POLITICAL LEADERS DO MAKE A DIFFERENCE, even if we ask more of them than they can reasonably deliver. But in the end the most important difference they make may not be in the creation of an agenda or in the performance of the public bureaucracy. It may be in the protection of the public trust.

It is no secret that citizen confidence in America’s public institutions has declined dramatically since the 1960s, not just trust in political players such as legislators and governors but in ostensibly non-political entities such as the police, the military and the courts. The scandals that have engulfed all these institutions have had a cataclysmic effect on the public’s faith in the government that surrounds it. They have contributed heavily to the partisan and ideological rancor that currently prevails at virtually every level of the political system.
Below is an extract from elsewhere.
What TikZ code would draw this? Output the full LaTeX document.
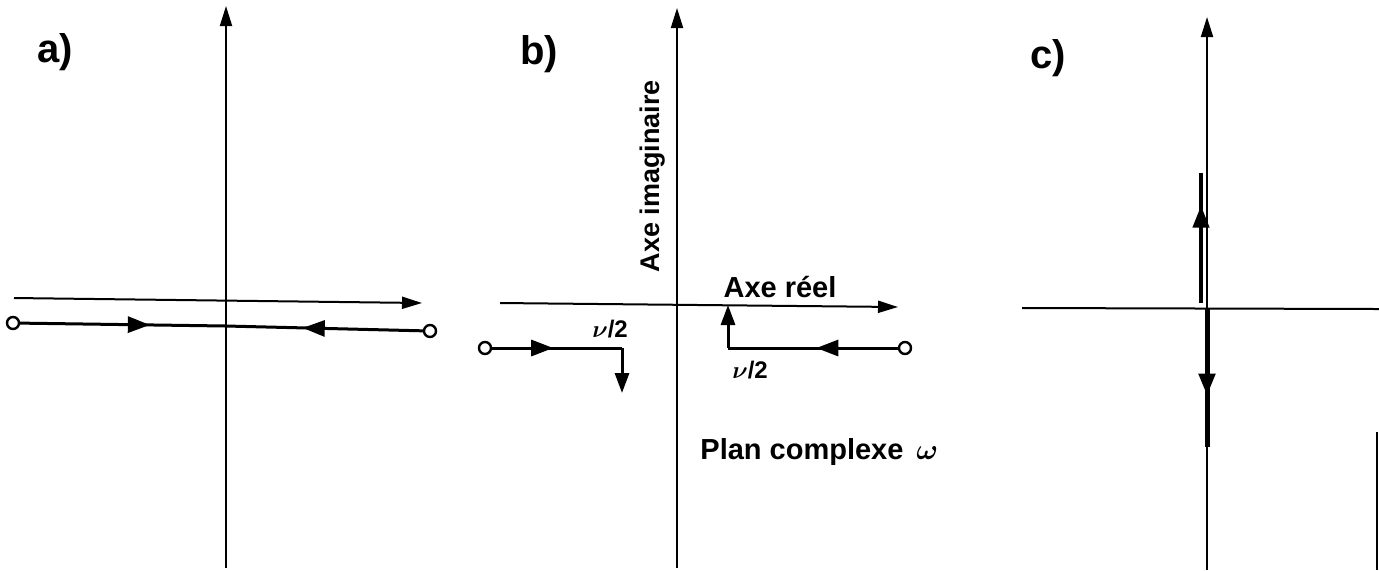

Successful societies run on public trust, and right now we have a serious shortage of it.

At the state level, there are a few notable examples in recent years of political leaders restoring in some measure a climate of trust in the public enterprise they are heading. Perhaps the most visible one was accomplished by Jerry Brown when he returned as governor of California for his third term in 2011 at the age of 72.

Brown has always had his foibles and eccentricities, but he clearly knew what he was doing, and that seemed to have a clear effect on the state government and the mood of most of the citizenry as well. His unflinching bluntness and occasional rudeness imparted a sense that he was honest and candid and refused to put up with anything less in the public officials around him. His reputation gave him the political strength to enact a needed tax increase and stabilize the state budget for the first time in years. I know I’m neglecting several other recent governors who have done well in the trust department, but Jerry Brown stands out.

Maybe this is a special case; I don’t know. But it would make sense for our current leaders to pay some attention to it. In today’s political world, governors and mayors need to have policy agendas and avoid alienating the public bureaucracy. But restoring the public trust may be the most important job that faces them.